Source records:
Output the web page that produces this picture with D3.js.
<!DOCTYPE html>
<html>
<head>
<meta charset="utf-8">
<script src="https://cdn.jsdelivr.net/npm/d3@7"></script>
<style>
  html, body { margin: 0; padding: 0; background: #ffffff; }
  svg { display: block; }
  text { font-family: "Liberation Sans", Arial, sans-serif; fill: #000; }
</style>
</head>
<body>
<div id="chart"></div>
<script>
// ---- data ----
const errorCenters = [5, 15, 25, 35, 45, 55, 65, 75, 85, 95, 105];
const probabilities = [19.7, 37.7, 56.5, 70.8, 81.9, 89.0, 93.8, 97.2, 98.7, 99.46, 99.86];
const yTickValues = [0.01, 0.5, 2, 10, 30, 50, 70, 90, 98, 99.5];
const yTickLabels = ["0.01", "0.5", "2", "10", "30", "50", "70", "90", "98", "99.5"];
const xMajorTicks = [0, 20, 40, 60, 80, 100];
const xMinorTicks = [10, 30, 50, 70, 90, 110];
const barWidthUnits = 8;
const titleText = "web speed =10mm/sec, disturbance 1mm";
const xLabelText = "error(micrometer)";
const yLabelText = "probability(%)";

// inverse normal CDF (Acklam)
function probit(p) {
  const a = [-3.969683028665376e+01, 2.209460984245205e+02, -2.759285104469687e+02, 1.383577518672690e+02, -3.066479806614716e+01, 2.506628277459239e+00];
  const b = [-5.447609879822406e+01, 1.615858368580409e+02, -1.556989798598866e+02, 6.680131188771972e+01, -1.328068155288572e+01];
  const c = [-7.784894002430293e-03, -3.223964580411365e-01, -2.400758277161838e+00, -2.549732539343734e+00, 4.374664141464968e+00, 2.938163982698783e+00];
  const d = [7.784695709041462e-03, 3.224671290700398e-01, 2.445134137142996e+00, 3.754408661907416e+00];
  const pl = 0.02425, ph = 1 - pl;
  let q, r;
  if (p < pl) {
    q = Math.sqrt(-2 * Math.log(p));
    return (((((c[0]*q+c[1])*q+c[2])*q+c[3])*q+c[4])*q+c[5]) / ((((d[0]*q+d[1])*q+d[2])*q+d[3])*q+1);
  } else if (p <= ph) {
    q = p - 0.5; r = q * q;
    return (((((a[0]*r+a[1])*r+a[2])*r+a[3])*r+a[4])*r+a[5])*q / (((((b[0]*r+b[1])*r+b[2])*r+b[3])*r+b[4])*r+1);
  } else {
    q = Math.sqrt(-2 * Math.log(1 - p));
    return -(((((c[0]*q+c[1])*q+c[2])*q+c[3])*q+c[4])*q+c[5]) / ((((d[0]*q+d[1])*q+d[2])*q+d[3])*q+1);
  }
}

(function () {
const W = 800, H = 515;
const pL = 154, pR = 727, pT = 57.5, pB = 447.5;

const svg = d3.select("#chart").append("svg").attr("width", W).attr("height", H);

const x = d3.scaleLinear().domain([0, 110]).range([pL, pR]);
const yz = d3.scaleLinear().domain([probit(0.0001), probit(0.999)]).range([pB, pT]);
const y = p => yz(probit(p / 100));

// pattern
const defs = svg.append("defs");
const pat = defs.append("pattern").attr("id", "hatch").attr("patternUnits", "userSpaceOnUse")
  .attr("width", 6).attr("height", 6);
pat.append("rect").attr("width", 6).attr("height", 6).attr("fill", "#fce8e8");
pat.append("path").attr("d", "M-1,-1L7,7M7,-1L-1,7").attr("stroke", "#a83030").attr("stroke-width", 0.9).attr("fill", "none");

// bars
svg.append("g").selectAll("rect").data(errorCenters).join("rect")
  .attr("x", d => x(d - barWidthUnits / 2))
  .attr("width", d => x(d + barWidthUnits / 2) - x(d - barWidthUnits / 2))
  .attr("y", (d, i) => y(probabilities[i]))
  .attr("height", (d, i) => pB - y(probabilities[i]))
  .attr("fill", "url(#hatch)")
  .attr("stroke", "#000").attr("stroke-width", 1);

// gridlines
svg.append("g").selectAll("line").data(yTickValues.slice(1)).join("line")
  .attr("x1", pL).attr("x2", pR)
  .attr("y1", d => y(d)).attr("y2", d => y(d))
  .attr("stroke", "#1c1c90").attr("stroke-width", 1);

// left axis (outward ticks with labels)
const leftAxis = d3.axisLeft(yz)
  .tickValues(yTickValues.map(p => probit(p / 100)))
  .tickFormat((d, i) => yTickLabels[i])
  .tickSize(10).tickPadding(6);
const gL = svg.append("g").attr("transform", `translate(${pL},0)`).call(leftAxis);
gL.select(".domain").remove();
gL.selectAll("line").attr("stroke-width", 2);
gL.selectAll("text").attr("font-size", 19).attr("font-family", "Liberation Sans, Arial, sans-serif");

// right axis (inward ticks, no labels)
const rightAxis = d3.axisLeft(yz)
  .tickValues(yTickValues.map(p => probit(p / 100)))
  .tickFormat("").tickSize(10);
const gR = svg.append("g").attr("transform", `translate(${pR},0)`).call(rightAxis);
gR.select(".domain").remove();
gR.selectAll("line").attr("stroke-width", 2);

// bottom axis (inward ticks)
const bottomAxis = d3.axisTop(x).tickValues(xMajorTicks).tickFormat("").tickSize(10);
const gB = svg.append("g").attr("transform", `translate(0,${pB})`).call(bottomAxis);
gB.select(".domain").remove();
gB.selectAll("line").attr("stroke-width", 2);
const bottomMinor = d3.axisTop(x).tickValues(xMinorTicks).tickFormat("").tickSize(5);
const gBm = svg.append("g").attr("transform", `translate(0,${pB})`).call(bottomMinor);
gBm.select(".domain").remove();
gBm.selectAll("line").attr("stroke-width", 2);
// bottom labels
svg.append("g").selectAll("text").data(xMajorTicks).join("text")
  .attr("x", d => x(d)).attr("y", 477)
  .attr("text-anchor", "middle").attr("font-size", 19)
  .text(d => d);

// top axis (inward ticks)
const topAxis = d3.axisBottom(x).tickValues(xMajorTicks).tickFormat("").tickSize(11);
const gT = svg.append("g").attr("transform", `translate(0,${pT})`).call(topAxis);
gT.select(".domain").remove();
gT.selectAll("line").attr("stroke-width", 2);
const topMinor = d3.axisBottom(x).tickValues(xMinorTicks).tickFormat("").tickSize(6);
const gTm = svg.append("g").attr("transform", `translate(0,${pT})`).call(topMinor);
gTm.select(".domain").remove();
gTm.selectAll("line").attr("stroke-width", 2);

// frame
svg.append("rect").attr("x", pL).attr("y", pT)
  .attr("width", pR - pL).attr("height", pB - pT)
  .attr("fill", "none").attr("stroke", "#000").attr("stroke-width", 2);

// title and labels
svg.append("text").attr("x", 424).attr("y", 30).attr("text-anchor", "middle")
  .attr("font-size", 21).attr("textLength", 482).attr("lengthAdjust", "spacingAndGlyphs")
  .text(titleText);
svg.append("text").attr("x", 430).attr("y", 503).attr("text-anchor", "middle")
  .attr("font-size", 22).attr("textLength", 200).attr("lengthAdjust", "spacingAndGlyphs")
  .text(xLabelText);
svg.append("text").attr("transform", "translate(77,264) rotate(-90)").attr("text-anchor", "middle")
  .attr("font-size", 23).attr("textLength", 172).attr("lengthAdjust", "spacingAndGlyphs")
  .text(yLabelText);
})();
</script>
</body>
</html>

* * *

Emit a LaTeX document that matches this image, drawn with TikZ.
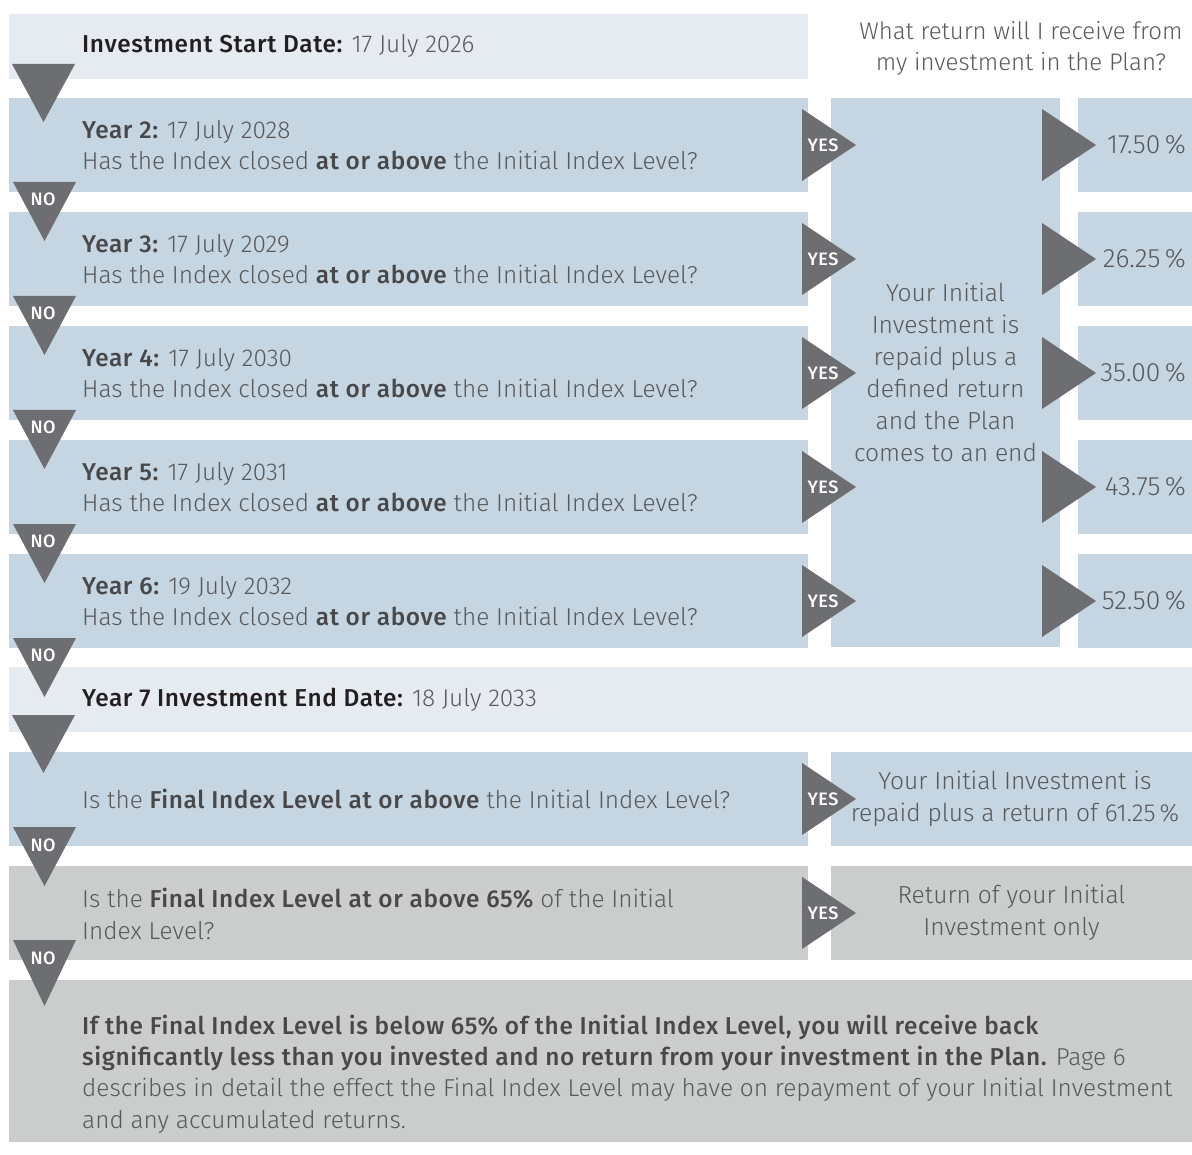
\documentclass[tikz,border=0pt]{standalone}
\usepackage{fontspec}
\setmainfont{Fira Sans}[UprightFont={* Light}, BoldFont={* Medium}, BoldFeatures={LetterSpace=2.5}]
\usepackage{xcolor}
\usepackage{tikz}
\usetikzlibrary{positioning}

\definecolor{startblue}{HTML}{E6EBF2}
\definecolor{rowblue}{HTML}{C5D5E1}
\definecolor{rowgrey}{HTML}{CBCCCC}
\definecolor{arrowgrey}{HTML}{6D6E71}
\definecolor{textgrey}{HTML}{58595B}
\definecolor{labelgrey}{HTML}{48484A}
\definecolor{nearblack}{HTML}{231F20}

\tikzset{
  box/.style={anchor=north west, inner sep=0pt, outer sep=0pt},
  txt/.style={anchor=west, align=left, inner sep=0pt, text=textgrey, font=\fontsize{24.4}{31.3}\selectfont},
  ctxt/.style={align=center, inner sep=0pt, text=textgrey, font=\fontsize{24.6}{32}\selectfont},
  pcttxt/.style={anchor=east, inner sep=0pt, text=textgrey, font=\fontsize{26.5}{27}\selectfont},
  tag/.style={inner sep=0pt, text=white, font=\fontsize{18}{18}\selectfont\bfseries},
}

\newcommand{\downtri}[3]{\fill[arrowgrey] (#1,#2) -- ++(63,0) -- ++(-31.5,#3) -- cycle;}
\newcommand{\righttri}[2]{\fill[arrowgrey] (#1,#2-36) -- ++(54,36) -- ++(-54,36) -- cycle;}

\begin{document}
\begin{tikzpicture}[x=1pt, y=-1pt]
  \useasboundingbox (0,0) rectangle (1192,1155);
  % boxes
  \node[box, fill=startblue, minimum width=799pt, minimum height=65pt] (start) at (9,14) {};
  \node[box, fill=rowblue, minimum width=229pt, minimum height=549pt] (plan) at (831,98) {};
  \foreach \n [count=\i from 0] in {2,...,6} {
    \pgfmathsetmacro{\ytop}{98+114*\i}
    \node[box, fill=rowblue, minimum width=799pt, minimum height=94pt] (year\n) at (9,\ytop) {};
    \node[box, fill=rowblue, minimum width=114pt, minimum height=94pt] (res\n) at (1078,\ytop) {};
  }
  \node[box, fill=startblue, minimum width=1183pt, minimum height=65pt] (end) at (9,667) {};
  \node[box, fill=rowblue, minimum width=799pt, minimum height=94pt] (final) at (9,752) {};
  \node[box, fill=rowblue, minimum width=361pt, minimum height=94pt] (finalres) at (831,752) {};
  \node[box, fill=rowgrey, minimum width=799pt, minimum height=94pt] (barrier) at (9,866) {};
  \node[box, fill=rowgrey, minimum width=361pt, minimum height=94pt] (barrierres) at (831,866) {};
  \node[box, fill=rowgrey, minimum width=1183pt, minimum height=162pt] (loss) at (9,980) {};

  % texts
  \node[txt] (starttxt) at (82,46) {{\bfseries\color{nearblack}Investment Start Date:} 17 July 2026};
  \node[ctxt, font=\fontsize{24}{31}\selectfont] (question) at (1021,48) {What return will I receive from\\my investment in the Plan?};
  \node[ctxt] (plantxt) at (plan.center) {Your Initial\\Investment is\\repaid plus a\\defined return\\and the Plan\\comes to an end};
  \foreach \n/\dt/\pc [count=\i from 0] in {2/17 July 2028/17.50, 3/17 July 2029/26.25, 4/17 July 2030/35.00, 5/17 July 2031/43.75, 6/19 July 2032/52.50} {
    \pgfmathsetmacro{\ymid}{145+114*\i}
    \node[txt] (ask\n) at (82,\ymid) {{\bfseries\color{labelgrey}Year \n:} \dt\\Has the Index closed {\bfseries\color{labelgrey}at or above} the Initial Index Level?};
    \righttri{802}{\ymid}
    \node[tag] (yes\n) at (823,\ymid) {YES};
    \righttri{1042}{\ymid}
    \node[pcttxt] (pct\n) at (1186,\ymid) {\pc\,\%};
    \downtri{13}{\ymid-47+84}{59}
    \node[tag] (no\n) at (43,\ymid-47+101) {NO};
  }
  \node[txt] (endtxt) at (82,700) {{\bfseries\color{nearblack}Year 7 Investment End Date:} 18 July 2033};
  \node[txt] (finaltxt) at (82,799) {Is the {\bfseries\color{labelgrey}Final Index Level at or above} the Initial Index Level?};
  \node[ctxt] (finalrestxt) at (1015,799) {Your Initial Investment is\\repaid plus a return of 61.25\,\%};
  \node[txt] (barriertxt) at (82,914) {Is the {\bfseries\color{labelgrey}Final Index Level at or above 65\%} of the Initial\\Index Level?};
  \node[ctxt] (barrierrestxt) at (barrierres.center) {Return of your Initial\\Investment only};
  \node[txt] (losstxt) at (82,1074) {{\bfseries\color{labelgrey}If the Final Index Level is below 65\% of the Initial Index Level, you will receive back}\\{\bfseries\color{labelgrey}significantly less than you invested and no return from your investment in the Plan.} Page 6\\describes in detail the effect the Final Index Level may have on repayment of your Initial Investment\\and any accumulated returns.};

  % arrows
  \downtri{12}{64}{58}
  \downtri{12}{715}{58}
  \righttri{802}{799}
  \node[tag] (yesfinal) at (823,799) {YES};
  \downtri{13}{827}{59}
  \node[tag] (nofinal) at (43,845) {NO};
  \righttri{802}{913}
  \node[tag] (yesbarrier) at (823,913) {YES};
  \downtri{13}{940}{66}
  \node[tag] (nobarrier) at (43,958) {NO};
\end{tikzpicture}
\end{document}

Instruction: From the records above, copy only the lines running from the line holding "Emit a LaTeX" through the line holding "(#1,#2-36) -- ++(54,36)", with no pictures.

Exercise result:
Emit a LaTeX document that matches this image, drawn with TikZ.
\documentclass[tikz,border=0pt]{standalone}
\usepackage{fontspec}
\setmainfont{Fira Sans}[UprightFont={* Light}, BoldFont={* Medium}, BoldFeatures={LetterSpace=2.5}]
\usepackage{xcolor}
\usepackage{tikz}
\usetikzlibrary{positioning}

\definecolor{startblue}{HTML}{E6EBF2}
\definecolor{rowblue}{HTML}{C5D5E1}
\definecolor{rowgrey}{HTML}{CBCCCC}
\definecolor{arrowgrey}{HTML}{6D6E71}
\definecolor{textgrey}{HTML}{58595B}
\definecolor{labelgrey}{HTML}{48484A}
\definecolor{nearblack}{HTML}{231F20}

\tikzset{
  box/.style={anchor=north west, inner sep=0pt, outer sep=0pt},
  txt/.style={anchor=west, align=left, inner sep=0pt, text=textgrey, font=\fontsize{24.4}{31.3}\selectfont},
  ctxt/.style={align=center, inner sep=0pt, text=textgrey, font=\fontsize{24.6}{32}\selectfont},
  pcttxt/.style={anchor=east, inner sep=0pt, text=textgrey, font=\fontsize{26.5}{27}\selectfont},
  tag/.style={inner sep=0pt, text=white, font=\fontsize{18}{18}\selectfont\bfseries},
}

\newcommand{\downtri}[3]{\fill[arrowgrey] (#1,#2) -- ++(63,0) -- ++(-31.5,#3) -- cycle;}
\newcommand{\righttri}[2]{\fill[arrowgrey] (#1,#2-36) -- ++(54,36) -- ++(-54,36) -- cycle;}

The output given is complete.